Alma Schindler Mahler, the flirtatious wife of composer-conductor Gustav Mahler, liked to say that her perfectionistic husband was always telephoning God. By that I think she meant that Mahler was all about the big picture – big ideas like love and death embodied in a big, rich, full sound that brought the 19th century’s Romantic movement to its apex. I count among the greatest experiences in my cultural life the Mahler Festival held at Carnegie Hall in 1976 in which I heard mezzo-soprano Frederica von Stade sing his “Songs of a Wayfarer” and the New York Philharmonic perform his epic Symphony No. 5 under the baton of Erich Leinsdorf – a performance so moving that the conductor himself was brought to tears.

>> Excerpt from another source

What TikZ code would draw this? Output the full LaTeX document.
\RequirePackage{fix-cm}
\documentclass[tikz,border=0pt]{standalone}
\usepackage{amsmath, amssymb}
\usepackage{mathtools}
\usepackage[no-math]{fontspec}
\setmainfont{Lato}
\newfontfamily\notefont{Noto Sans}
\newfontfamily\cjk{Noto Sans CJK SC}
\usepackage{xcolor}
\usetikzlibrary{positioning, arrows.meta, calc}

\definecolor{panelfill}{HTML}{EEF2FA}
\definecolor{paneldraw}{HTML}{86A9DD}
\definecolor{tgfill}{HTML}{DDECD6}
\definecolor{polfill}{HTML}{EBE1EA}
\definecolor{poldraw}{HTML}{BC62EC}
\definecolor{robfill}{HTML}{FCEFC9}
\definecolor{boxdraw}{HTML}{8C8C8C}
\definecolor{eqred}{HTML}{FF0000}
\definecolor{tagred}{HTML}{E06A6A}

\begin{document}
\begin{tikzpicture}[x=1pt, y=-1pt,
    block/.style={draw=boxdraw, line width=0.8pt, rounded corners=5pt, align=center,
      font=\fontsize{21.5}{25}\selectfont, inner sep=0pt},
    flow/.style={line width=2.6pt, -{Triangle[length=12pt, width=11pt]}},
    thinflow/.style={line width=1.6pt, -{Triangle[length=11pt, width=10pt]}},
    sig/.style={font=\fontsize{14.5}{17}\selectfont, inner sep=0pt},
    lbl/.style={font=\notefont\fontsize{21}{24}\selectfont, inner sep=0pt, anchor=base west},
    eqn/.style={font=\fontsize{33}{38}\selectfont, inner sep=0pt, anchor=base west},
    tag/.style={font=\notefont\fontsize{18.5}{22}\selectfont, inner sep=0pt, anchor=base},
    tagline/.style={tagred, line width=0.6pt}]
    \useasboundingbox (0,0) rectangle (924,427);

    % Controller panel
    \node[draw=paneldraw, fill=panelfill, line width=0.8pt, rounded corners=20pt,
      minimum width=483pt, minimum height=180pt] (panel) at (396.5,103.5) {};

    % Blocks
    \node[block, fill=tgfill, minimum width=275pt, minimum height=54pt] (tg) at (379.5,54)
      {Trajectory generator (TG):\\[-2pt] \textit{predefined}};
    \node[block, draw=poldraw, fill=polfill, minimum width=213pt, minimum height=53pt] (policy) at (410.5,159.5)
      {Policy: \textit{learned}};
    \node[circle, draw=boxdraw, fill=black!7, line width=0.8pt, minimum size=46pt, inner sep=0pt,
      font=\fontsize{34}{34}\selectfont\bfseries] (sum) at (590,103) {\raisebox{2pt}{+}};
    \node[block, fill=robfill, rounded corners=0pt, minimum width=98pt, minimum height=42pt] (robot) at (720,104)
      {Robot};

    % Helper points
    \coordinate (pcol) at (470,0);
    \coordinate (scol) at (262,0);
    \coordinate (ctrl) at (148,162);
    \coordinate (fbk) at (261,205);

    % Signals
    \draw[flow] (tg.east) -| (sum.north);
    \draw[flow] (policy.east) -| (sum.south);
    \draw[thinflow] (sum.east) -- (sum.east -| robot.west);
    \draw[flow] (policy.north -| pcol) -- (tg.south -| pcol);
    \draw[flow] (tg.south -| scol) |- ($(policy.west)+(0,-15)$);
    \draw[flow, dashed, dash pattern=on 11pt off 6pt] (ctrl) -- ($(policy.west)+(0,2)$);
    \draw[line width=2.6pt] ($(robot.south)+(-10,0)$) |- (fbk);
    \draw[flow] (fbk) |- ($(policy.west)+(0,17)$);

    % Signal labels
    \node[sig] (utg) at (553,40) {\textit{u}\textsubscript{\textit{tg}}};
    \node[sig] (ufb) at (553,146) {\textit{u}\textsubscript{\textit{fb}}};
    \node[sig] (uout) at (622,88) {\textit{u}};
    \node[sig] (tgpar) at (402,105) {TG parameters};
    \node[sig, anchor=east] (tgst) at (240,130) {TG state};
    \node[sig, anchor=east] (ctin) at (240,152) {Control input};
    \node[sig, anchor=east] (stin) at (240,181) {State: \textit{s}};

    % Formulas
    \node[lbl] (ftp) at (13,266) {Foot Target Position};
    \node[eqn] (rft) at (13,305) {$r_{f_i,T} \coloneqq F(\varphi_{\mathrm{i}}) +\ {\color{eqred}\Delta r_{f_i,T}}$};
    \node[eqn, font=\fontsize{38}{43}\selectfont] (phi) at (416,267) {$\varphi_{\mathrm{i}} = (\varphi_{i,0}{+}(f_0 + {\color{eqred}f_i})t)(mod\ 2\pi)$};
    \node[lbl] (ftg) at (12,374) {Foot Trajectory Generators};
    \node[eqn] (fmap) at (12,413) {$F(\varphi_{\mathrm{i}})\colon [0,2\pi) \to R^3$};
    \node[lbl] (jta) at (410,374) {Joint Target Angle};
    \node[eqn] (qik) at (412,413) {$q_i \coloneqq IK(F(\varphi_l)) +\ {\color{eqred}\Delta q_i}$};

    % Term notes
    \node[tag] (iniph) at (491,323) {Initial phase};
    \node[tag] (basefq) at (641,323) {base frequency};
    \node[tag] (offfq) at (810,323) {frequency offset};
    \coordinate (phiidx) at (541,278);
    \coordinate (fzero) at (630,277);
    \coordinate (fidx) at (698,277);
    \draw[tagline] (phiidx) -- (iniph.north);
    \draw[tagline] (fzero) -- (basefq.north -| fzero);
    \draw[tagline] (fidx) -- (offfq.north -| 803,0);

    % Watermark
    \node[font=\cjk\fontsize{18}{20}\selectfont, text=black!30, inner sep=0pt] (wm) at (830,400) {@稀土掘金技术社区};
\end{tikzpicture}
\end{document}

If you’re a collector of Mahler performances as I am then you’ll want to hear the Norwalk Symphony Orchestra perform his Symphony No. 1 at 8 p.m. Oct. 19 at the Norwalk Concert Hall in City Hall. It’s probably Mahler’s most accessible symphony, with snatches of the dirge-like theme from “Wayfarer” apparent. Even if you’re a Mahler neophyte, not to worry: In a program being billed as a “Mahler Immersion,” music director Jonathan Yates will take you through the work before he leads the orchestra and musicians from the community in the performance.
That night, the symphony will be teaming with Jewish Family Service to stock its food pantry. Audience members are encouraged to bring nonperishable kosher goods with them. It’s a great way to give back and enjoy some truly transcendent music. Tickets range from $5 to $40. The concert hall is at 125 East Ave.